» **Goal of the exercise**:
Copy each line that contains the string "matplotlib".

§ §

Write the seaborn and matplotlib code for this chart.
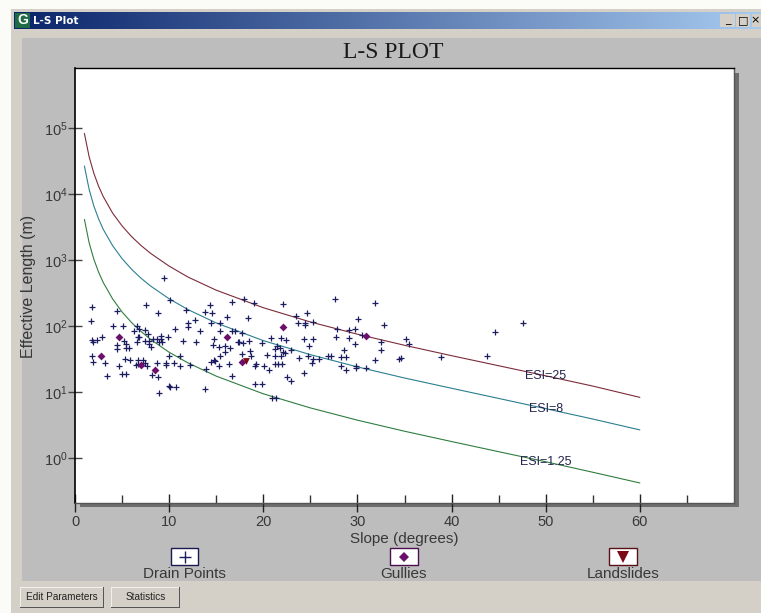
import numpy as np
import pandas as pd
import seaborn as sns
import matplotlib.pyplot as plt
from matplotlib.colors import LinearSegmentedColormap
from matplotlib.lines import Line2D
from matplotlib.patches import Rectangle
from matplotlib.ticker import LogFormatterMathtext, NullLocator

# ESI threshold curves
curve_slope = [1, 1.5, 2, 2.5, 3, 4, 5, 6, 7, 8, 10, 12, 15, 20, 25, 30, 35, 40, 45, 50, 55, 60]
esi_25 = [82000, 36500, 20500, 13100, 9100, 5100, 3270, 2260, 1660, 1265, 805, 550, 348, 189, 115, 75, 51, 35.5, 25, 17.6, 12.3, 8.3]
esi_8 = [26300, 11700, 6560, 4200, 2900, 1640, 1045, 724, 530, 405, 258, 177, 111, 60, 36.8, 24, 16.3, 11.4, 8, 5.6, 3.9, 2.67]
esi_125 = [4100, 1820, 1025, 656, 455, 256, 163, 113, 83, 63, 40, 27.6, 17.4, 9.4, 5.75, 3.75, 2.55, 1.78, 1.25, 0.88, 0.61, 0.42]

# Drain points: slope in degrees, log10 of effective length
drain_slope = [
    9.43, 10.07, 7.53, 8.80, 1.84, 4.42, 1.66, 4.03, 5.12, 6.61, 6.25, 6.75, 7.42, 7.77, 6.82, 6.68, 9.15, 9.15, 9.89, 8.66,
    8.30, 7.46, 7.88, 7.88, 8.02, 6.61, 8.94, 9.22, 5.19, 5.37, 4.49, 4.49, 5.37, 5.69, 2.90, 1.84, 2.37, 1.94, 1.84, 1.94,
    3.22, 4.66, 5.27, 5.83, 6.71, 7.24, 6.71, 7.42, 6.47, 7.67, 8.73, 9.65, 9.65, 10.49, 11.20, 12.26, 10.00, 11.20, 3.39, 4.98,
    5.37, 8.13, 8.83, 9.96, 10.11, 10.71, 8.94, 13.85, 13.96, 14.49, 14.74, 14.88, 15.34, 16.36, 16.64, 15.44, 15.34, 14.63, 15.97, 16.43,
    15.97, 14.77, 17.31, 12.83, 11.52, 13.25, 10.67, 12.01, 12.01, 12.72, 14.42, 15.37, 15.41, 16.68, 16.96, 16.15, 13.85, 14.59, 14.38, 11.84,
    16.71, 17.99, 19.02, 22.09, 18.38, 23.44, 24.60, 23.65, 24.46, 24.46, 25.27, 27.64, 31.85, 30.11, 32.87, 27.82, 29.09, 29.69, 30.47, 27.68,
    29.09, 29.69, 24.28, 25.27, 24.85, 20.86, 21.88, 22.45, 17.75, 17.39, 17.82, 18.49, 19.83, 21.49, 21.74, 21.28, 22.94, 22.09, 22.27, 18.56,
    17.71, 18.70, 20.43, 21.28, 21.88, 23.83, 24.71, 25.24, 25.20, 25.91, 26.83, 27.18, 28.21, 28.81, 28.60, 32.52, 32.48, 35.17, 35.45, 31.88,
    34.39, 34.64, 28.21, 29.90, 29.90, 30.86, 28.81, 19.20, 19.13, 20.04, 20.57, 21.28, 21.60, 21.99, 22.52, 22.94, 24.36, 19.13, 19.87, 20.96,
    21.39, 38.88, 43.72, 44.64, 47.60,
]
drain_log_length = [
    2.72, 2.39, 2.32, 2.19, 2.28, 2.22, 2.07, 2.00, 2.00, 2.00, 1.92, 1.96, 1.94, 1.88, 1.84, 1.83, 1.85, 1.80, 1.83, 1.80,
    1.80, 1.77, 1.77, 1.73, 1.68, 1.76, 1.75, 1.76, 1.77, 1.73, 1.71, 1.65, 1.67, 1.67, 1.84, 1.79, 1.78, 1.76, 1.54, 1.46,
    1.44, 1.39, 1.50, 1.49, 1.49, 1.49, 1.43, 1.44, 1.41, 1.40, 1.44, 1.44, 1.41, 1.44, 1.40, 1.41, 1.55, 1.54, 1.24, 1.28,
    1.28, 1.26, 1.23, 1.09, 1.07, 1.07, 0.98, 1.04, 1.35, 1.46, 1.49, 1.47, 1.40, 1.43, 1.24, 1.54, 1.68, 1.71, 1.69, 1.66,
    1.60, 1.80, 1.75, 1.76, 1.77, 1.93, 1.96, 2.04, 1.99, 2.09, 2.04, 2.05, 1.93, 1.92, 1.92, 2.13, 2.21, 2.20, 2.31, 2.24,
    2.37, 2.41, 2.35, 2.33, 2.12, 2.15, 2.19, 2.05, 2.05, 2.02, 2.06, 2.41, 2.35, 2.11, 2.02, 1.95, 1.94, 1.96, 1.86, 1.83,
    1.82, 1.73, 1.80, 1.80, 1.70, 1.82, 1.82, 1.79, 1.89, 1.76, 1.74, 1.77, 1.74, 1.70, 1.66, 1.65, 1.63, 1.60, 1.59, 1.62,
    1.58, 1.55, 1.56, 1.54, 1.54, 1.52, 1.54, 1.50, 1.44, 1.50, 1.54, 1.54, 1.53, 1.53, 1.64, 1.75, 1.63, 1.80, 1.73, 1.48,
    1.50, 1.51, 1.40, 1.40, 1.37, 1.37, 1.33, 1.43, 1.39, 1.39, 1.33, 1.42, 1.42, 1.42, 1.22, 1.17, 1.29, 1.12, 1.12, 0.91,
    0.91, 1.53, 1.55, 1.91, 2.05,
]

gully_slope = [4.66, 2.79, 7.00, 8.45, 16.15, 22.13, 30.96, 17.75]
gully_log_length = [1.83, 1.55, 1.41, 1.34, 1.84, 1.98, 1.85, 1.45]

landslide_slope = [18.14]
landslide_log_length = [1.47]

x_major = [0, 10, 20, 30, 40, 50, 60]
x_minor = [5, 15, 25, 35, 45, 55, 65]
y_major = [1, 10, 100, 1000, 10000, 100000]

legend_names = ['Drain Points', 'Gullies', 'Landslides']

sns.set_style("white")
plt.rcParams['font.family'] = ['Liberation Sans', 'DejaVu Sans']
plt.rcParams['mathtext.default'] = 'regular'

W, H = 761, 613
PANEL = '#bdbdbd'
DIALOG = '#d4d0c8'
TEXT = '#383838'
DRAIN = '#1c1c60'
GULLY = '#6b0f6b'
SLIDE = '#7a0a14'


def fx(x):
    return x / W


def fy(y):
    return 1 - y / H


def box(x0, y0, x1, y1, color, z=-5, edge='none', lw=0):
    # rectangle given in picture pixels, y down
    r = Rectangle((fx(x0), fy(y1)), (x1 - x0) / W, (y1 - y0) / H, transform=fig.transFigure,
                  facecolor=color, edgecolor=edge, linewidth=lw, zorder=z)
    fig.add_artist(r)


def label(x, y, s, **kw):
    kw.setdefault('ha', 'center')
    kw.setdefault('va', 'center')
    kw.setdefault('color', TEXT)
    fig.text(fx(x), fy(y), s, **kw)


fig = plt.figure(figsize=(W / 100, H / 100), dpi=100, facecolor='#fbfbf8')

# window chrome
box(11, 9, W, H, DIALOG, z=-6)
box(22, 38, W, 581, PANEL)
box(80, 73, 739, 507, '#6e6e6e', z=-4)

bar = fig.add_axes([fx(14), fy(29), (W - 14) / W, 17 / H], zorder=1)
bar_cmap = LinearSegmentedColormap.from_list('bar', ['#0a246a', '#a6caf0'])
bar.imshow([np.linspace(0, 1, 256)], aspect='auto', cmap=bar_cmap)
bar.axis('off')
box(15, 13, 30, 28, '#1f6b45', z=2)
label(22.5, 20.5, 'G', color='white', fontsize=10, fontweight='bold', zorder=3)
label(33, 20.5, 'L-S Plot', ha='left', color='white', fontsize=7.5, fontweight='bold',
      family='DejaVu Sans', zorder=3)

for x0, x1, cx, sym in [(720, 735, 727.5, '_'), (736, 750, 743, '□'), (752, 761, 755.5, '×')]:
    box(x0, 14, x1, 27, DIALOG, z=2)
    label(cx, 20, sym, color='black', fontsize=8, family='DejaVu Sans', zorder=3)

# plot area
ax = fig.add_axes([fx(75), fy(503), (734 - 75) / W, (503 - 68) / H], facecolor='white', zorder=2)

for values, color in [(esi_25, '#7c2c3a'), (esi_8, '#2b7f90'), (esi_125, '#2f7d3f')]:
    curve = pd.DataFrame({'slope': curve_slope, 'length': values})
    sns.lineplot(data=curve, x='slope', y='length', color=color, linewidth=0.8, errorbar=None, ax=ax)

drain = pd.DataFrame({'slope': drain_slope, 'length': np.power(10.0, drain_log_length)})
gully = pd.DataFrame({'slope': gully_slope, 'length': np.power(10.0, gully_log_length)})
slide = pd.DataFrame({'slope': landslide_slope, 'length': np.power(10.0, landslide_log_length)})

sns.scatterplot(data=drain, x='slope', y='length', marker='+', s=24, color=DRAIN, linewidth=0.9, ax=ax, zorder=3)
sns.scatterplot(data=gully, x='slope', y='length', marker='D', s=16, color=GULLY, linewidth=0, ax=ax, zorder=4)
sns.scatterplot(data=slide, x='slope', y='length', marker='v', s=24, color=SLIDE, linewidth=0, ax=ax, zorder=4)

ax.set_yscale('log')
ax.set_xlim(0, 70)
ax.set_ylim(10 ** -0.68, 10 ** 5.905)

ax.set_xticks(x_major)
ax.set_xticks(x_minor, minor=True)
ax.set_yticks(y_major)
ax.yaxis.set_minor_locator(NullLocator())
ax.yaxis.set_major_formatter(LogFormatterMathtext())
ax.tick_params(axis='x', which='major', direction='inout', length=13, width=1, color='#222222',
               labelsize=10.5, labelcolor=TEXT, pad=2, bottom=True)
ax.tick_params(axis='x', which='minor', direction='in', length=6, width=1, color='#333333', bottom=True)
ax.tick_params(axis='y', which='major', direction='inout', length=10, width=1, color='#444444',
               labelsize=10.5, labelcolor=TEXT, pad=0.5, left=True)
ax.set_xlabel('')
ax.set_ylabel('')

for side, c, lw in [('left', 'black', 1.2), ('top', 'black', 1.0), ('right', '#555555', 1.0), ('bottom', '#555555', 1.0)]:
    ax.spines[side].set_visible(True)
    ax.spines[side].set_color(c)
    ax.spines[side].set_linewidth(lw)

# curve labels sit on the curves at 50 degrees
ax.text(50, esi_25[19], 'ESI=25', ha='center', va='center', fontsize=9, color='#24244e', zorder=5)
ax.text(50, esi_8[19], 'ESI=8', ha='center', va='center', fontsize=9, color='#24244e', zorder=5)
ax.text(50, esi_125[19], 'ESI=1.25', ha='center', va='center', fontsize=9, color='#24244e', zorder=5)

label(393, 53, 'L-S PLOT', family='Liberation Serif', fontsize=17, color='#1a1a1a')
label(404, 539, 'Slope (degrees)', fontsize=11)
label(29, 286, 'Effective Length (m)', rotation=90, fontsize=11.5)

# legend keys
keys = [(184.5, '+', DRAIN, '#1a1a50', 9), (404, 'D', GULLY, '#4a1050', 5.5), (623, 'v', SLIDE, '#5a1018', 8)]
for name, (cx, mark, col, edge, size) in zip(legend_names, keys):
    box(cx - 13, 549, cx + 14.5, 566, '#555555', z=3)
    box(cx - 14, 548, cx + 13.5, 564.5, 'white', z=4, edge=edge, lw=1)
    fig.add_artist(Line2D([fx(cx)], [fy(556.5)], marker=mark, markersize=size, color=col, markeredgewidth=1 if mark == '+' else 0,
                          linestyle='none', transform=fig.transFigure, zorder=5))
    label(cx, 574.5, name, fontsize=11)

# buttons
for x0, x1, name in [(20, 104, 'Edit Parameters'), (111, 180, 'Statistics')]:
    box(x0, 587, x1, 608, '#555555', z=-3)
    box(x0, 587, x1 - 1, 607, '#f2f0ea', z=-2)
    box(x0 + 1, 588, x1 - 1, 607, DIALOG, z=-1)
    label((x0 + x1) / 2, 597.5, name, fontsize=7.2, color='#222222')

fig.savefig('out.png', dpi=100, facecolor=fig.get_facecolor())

§ §

» **Task result**:
Write the seaborn and matplotlib code for this chart.
import matplotlib.pyplot as plt
from matplotlib.colors import LinearSegmentedColormap
from matplotlib.lines import Line2D
from matplotlib.patches import Rectangle
from matplotlib.ticker import LogFormatterMathtext, NullLocator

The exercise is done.